Work to do – Make an exact transcription of the material, leaving out all images.

start

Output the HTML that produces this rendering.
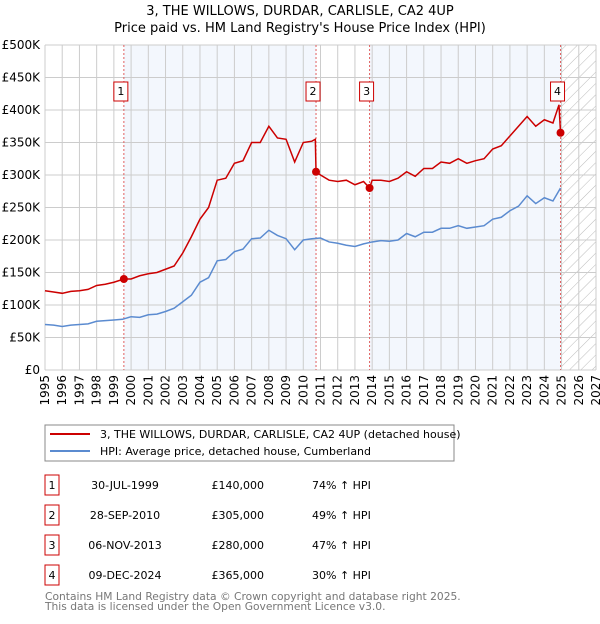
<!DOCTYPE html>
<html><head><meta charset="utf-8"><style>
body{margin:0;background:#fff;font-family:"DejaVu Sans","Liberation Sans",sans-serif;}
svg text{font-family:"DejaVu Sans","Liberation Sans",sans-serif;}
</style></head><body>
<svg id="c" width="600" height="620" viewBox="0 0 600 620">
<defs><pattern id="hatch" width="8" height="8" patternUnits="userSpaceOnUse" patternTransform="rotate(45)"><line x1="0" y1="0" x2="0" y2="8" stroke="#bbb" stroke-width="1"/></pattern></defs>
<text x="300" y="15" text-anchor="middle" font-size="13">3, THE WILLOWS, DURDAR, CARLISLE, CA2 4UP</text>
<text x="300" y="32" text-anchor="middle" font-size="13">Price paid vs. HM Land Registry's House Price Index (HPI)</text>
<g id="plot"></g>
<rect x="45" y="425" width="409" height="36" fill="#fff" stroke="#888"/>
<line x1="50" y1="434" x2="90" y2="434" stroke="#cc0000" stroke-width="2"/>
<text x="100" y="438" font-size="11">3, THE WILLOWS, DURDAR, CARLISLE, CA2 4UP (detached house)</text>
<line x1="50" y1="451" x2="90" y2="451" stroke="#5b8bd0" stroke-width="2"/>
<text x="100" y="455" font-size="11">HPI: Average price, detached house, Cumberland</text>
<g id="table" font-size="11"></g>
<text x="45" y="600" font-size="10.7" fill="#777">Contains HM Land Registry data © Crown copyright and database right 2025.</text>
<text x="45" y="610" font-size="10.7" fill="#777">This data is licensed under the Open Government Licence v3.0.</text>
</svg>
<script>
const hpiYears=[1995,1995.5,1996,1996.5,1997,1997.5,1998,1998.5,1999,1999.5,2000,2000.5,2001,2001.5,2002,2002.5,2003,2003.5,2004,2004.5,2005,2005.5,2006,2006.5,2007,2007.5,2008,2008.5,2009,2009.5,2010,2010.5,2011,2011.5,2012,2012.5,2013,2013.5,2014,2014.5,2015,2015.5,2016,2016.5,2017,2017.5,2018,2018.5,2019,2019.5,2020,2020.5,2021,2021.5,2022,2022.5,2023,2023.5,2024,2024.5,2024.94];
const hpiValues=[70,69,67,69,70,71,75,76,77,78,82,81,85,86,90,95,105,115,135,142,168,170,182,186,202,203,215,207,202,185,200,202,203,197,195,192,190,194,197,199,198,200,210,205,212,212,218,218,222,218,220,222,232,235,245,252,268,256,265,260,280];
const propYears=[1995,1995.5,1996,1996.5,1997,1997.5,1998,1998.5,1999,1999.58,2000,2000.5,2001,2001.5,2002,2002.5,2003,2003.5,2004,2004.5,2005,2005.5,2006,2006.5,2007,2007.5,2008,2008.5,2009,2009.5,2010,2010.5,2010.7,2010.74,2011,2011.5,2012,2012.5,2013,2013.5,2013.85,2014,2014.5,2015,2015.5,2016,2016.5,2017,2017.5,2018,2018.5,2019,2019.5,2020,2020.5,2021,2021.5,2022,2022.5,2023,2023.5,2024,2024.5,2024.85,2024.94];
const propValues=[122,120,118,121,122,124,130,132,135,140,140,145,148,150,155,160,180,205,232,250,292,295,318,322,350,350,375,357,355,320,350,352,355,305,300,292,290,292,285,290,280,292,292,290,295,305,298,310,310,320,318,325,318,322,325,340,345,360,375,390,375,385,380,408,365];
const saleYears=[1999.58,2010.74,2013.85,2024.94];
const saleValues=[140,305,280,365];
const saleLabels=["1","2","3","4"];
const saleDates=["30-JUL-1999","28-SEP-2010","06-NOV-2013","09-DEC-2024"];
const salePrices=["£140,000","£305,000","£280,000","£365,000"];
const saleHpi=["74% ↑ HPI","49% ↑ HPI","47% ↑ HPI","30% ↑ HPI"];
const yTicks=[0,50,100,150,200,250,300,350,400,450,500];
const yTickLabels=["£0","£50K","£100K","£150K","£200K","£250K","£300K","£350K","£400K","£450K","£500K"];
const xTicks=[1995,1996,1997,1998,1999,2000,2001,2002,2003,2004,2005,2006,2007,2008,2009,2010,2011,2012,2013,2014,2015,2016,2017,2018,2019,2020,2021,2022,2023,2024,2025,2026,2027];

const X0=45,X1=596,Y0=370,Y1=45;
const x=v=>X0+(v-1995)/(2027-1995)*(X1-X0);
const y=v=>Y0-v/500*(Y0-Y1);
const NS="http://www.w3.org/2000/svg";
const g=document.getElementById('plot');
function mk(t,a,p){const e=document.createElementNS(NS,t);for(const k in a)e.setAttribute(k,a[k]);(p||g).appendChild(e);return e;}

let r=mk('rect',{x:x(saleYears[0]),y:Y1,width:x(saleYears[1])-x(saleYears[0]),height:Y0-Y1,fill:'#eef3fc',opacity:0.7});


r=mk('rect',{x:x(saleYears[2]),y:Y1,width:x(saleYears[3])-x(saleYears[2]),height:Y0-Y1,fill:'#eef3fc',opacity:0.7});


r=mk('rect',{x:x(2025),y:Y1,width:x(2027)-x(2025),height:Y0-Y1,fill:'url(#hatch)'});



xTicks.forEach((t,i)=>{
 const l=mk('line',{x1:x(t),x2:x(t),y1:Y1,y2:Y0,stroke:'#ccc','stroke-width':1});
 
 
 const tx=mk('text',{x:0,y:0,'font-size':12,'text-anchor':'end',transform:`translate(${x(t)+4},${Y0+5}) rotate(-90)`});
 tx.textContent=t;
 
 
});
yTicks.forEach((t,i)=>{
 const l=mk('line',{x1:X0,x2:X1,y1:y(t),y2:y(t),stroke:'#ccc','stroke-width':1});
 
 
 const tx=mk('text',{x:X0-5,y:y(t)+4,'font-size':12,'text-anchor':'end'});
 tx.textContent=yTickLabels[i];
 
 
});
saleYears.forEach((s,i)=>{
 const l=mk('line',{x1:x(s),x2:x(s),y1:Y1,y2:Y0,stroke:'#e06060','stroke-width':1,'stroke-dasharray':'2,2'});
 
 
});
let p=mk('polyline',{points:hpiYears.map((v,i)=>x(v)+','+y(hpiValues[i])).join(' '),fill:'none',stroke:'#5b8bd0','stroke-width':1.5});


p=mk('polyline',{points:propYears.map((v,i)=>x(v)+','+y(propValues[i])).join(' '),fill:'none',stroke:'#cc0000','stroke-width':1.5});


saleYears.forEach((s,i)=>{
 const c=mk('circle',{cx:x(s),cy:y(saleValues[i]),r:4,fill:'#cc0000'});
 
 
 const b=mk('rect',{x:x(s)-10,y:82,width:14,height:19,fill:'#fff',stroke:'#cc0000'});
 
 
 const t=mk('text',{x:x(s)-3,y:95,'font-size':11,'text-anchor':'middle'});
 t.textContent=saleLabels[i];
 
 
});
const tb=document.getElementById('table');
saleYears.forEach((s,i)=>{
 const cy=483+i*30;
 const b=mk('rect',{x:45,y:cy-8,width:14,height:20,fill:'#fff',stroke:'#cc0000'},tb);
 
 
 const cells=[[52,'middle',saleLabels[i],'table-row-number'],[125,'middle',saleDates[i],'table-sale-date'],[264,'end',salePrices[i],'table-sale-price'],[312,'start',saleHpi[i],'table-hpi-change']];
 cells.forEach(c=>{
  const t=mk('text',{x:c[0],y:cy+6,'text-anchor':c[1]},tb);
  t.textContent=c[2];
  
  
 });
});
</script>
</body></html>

end

Result of this exercise –
Output the HTML that produces this rendering.
<!DOCTYPE html>
<html><head><meta charset="utf-8"><style>
body{margin:0;background:#fff;font-family:"DejaVu Sans","Liberation Sans",sans-serif;}
svg text{font-family:"DejaVu Sans","Liberation Sans",sans-serif;}
</style></head><body>
<svg id="c" width="600" height="620" viewBox="0 0 600 620">
<defs><pattern id="hatch" width="8" height="8" patternUnits="userSpaceOnUse" patternTransform="rotate(45)"><line x1="0" y1="0" x2="0" y2="8" stroke="#bbb" stroke-width="1"/></pattern></defs>
<text x="300" y="15" text-anchor="middle" font-size="13">3, THE WILLOWS, DURDAR, CARLISLE, CA2 4UP</text>
<text x="300" y="32" text-anchor="middle" font-size="13">Price paid vs. HM Land Registry's House Price Index (HPI)</text>
<g id="plot"></g>
<rect x="45" y="425" width="409" height="36" fill="#fff" stroke="#888"/>
<line x1="50" y1="434" x2="90" y2="434" stroke="#cc0000" stroke-width="2"/>
<text x="100" y="438" font-size="11">3, THE WILLOWS, DURDAR, CARLISLE, CA2 4UP (detached house)</text>
<line x1="50" y1="451" x2="90" y2="451" stroke="#5b8bd0" stroke-width="2"/>
<text x="100" y="455" font-size="11">HPI: Average price, detached house, Cumberland</text>
<g id="table" font-size="11"></g>
<text x="45" y="600" font-size="10.7" fill="#777">Contains HM Land Registry data © Crown copyright and database right 2025.</text>
<text x="45" y="610" font-size="10.7" fill="#777">This data is licensed under the Open Government Licence v3.0.</text>
</svg>
<script>
const hpiYears=[1995,1995.5,1996,1996.5,1997,1997.5,1998,1998.5,1999,1999.5,2000,2000.5,2001,2001.5,2002,2002.5,2003,2003.5,2004,2004.5,2005,2005.5,2006,2006.5,2007,2007.5,2008,2008.5,2009,2009.5,2010,2010.5,2011,2011.5,2012,2012.5,2013,2013.5,2014,2014.5,2015,2015.5,2016,2016.5,2017,2017.5,2018,2018.5,2019,2019.5,2020,2020.5,2021,2021.5,2022,2022.5,2023,2023.5,2024,2024.5,2024.94];
const hpiValues=[70,69,67,69,70,71,75,76,77,78,82,81,85,86,90,95,105,115,135,142,168,170,182,186,202,203,215,207,202,185,200,202,203,197,195,192,190,194,197,199,198,200,210,205,212,212,218,218,222,218,220,222,232,235,245,252,268,256,265,260,280];
const propYears=[1995,1995.5,1996,1996.5,1997,1997.5,1998,1998.5,1999,1999.58,2000,2000.5,2001,2001.5,2002,2002.5,2003,2003.5,2004,2004.5,2005,2005.5,2006,2006.5,2007,2007.5,2008,2008.5,2009,2009.5,2010,2010.5,2010.7,2010.74,2011,2011.5,2012,2012.5,2013,2013.5,2013.85,2014,2014.5,2015,2015.5,2016,2016.5,2017,2017.5,2018,2018.5,2019,2019.5,2020,2020.5,2021,2021.5,2022,2022.5,2023,2023.5,2024,2024.5,2024.85,2024.94];
const propValues=[122,120,118,121,122,124,130,132,135,140,140,145,148,150,155,160,180,205,232,250,292,295,318,322,350,350,375,357,355,320,350,352,355,305,300,292,290,292,285,290,280,292,292,290,295,305,298,310,310,320,318,325,318,322,325,340,345,360,375,390,375,385,380,408,365];
const saleYears=[1999.58,2010.74,2013.85,2024.94];
const saleValues=[140,305,280,365];
const saleLabels=["1","2","3","4"];
const saleDates=["30-JUL-1999","28-SEP-2010","06-NOV-2013","09-DEC-2024"];
const salePrices=["£140,000","£305,000","£280,000","£365,000"];
const saleHpi=["74% ↑ HPI","49% ↑ HPI","47% ↑ HPI","30% ↑ HPI"];
const yTicks=[0,50,100,150,200,250,300,350,400,450,500];
const yTickLabels=["£0","£50K","£100K","£150K","£200K","£250K","£300K","£350K","£400K","£450K","£500K"];
const xTicks=[1995,1996,1997,1998,1999,2000,2001,2002,2003,2004,2005,2006,2007,2008,2009,2010,2011,2012,2013,2014,2015,2016,2017,2018,2019,2020,2021,2022,2023,2024,2025,2026,2027];

const X0=45,X1=596,Y0=370,Y1=45;
const x=v=>X0+(v-1995)/(2027-1995)*(X1-X0);
const y=v=>Y0-v/500*(Y0-Y1);
const NS="http://www.w3.org/2000/svg";
const g=document.getElementById('plot');
function mk(t,a,p){const e=document.createElementNS(NS,t);for(const k in a)e.setAttribute(k,a[k]);(p||g).appendChild(e);return e;}

let r=mk('rect',{x:x(saleYears[0]),y:Y1,width:x(saleYears[1])-x(saleYears[0]),height:Y0-Y1,fill:'#eef3fc',opacity:0.7});


r=mk('rect',{x:x(saleYears[2]),y:Y1,width:x(saleYears[3])-x(saleYears[2]),height:Y0-Y1,fill:'#eef3fc',opacity:0.7});


r=mk('rect',{x:x(2025),y:Y1,width:x(2027)-x(2025),height:Y0-Y1,fill:'url(#hatch)'});



xTicks.forEach((t,i)=>{
 const l=mk('line',{x1:x(t),x2:x(t),y1:Y1,y2:Y0,stroke:'#ccc','stroke-width':1});
 
 
 const tx=mk('text',{x:0,y:0,'font-size':12,'text-anchor':'end',transform:`translate(${x(t)+4},${Y0+5}) rotate(-90)`});
 tx.textContent=t;
 
 
});
yTicks.forEach((t,i)=>{
 const l=mk('line',{x1:X0,x2:X1,y1:y(t),y2:y(t),stroke:'#ccc','stroke-width':1});
 
 
 const tx=mk('text',{x:X0-5,y:y(t)+4,'font-size':12,'text-anchor':'end'});
 tx.textContent=yTickLabels[i];
 
 
});
saleYears.forEach((s,i)=>{
 const l=mk('line',{x1:x(s),x2:x(s),y1:Y1,y2:Y0,stroke:'#e06060','stroke-width':1,'stroke-dasharray':'2,2'});
 
 
});
let p=mk('polyline',{points:hpiYears.map((v,i)=>x(v)+','+y(hpiValues[i])).join(' '),fill:'none',stroke:'#5b8bd0','stroke-width':1.5});


p=mk('polyline',{points:propYears.map((v,i)=>x(v)+','+y(propValues[i])).join(' '),fill:'none',stroke:'#cc0000','stroke-width':1.5});


saleYears.forEach((s,i)=>{
 const c=mk('circle',{cx:x(s),cy:y(saleValues[i]),r:4,fill:'#cc0000'});
 
 
 const b=mk('rect',{x:x(s)-10,y:82,width:14,height:19,fill:'#fff',stroke:'#cc0000'});
 
 
 const t=mk('text',{x:x(s)-3,y:95,'font-size':11,'text-anchor':'middle'});
 t.textContent=saleLabels[i];
 
 
});
const tb=document.getElementById('table');
saleYears.forEach((s,i)=>{
 const cy=483+i*30;
 const b=mk('rect',{x:45,y:cy-8,width:14,height:20,fill:'#fff',stroke:'#cc0000'},tb);
 
 
 const cells=[[52,'middle',saleLabels[i],'table-row-number'],[125,'middle',saleDates[i],'table-sale-date'],[264,'end',salePrices[i],'table-sale-price'],[312,'start',saleHpi[i],'table-hpi-change']];
 cells.forEach(c=>{
  const t=mk('text',{x:c[0],y:cy+6,'text-anchor':c[1]},tb);
  t.textContent=c[2];
  
  
 });
});
</script>
</body></html>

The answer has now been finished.